Abstract
The Arctic stratospheric polar vortex is an important driver of winter
weather and climate variability and predictability in North America and
Eurasia, with a downward influence that on average projects onto the
North Atlantic Oscillation (NAO). While tropospheric circulation
anomalies accompanying anomalous vortex states display substantial
case-by-case variability, understanding the full diversity of the
surface signatures requires larger sample sizes than those available
from reanalyses. Here, we first show that a large ensemble of seasonal
hindcasts realistically reproduces the observed average surface
signatures for weak and strong vortex winters and produces sufficient
spread for single ensemble members to be considered as alternative
realizations. We then use the ensemble to analyze the diversity of
surface signatures during the 25% weakest and strongest vortex winters.
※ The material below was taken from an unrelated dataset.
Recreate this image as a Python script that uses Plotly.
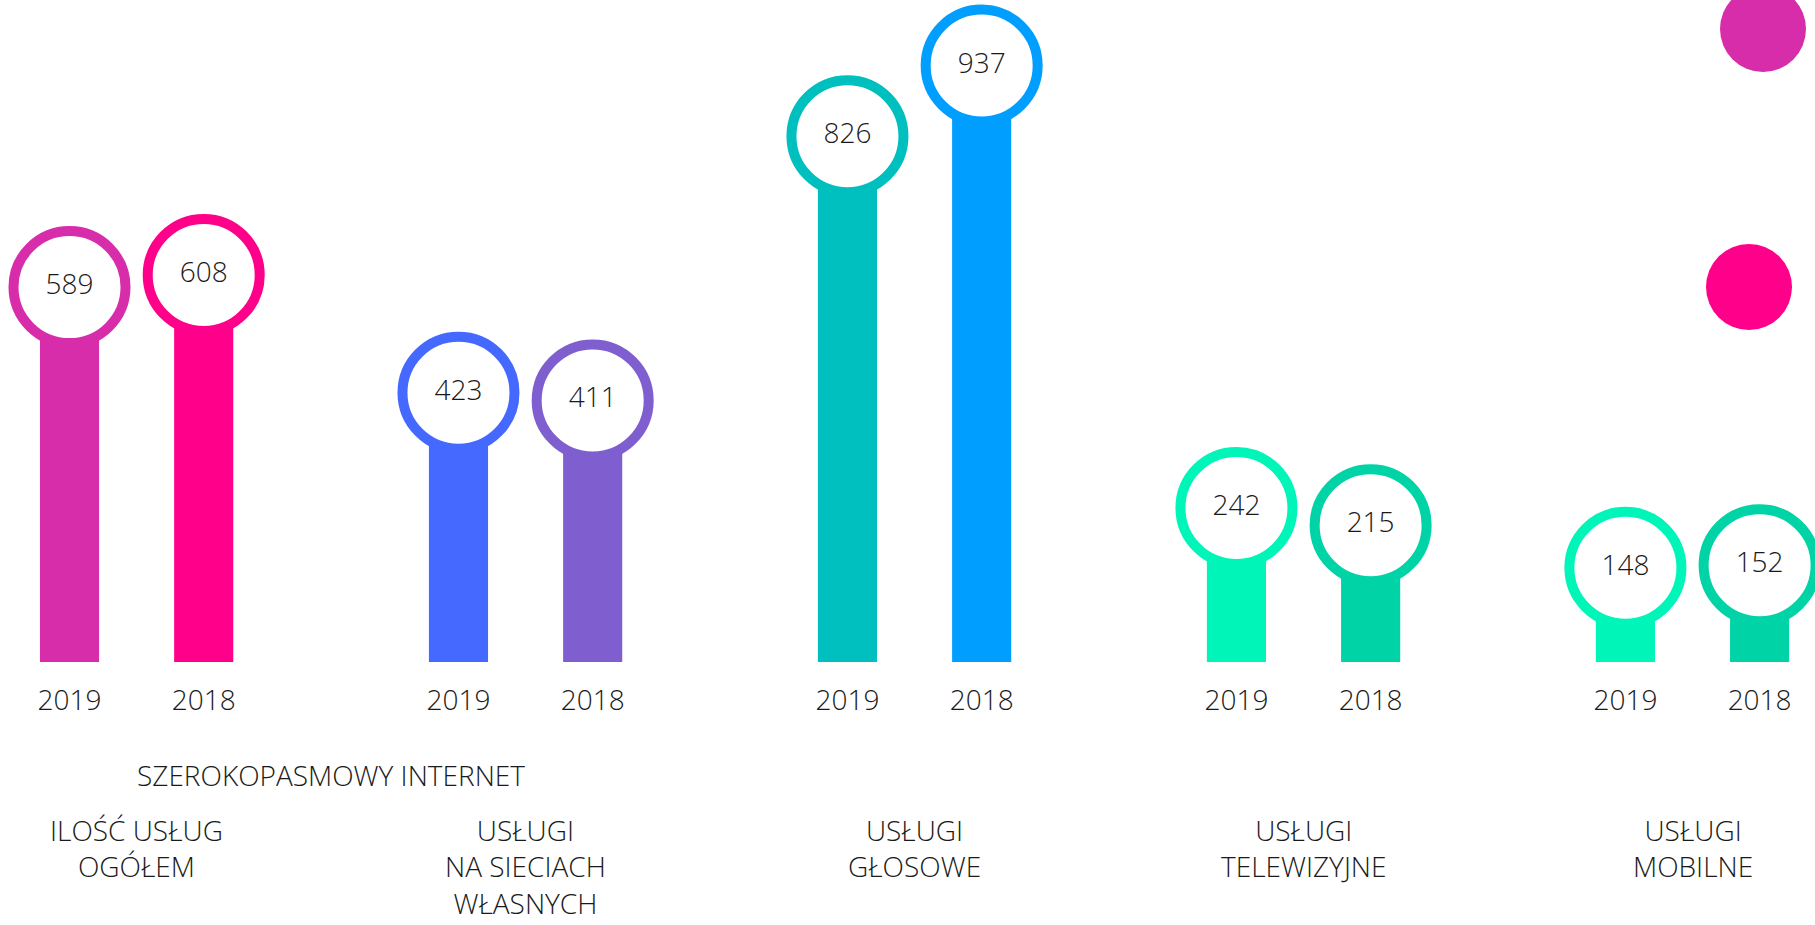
import plotly.graph_objects as go

categories = ["ILOŚĆ USŁUG<br>OGÓŁEM", "USŁUGI<br>NA SIECIACH<br>WŁASNYCH", "USŁUGI<br>GŁOSOWE",
              "USŁUGI<br>TELEWIZYJNE", "USŁUGI<br>MOBILNE"]
supergroup_label = "SZEROKOPASMOWY INTERNET"
years = ["2019", "2018"]
values_2019 = [589, 423, 826, 242, 148]
values_2018 = [608, 411, 937, 215, 152]
colors_2019 = ["#D72DAB", "#4569FF", "#00BFBF", "#00F5B8", "#00F5B8"]
colors_2018 = ["#FF008A", "#7F5FCF", "#009EFF", "#00D4A6", "#00D4A6"]

FONT = "Open Sans"
FW = 300
FS = 28
TXT = "#1a1a1a"
OFF = 0.1725
BW = 0.152

W, H = 1815, 925
PH = 662  # plot-area height in px (baseline position)

groups = list(range(len(categories)))
x19 = [g - OFF for g in groups]
x18 = [g + OFF for g in groups]

fnt = dict(family=FONT, size=FS, color=TXT, weight=FW)

fig = go.Figure()
for xs, vals, cols, yr in [(x19, values_2019, colors_2019, years[0]), (x18, values_2018, colors_2018, years[1])]:
    fig.add_trace(go.Bar(x=xs, y=vals, width=BW, marker=dict(color=cols, line=dict(width=0)),
                         name=yr, showlegend=False, hoverinfo="skip"))
for xs, vals, cols in [(x19, values_2019, colors_2019), (x18, values_2018, colors_2018)]:
    fig.add_trace(go.Scatter(x=xs, y=vals, mode="markers+text", text=[str(v) for v in vals],
                             textposition="middle center", textfont=fnt,
                             marker=dict(size=112, color="white", line=dict(color=cols, width=10)),
                             cliponaxis=False, showlegend=False, hoverinfo="skip"))

tickvals = []
ticktext = []
for g in groups:
    tickvals += [x19[g], x18[g]]
    ticktext += years

annotations = []
for g, c in zip(groups, categories):
    annotations.append(dict(x=g, y=-(810 - PH) / PH, xref="x", yref="paper", text=c,
                            showarrow=False, yanchor="top", xanchor="center", align="center",
                            borderpad=0, font=fnt))
annotations.append(dict(x=0.5, y=-(775 - PH) / PH, xref="x", yref="paper", text=supergroup_label,
                        showarrow=False, yanchor="middle", xanchor="center", borderpad=0, font=fnt))

shapes = []
for cx, cy, col in [(1763, 29, colors_2019[0]), (1749, 287, colors_2018[0])]:
    r = 43
    shapes.append(dict(type="circle", xref="paper", yref="paper",
                       x0=(cx - r) / W, x1=(cx + r) / W,
                       y0=(PH - cy - r) / PH, y1=(PH - cy + r) / PH,
                       fillcolor=col, line=dict(width=0)))

fig.update_layout(
    width=W, height=H,
    margin=dict(l=0, r=0, t=0, b=H - PH),
    paper_bgcolor="white", plot_bgcolor="white",
    barmode="overlay",
    xaxis=dict(range=[-0.3512, 4.3149], tickvals=tickvals, ticktext=ticktext,
               showgrid=False, zeroline=False, showline=False, ticks="",
               tickfont=fnt, ticklabelstandoff=19),
    yaxis=dict(range=[0, 1040], visible=False, showgrid=False, zeroline=False),
    annotations=annotations,
    shapes=shapes,
)

fig.write_html("out.html", config={"displayModeBar": False},
               post_script="document.body.style.margin='0';")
Over Eurasia, only one of three weak vortex clusters yields
continent-wide cold conditions, suggesting that the observed Eurasian
cold signature could be artificially strong due to insufficient
sampling. For both weak and strong vortex cases, the canonical
temperature pattern in Eurasia only clearly arises when North Atlantic
sea surface temperatures exhibit the tripolar structure in-phase with
the NAO. Over North America, while the main driver of interannual winter
temperature variability is the El Nino;Southern Oscillation (ENSO), the
stratosphere can modulate ENSO teleconnections, affecting temperature
and circulation anomalies over North America and downstream. These
findings confirm that anomalous vortex states are associated with a
broad spectrum of surface climate anomalies on the seasonal scale, which
may be obscured by the small observational sample size.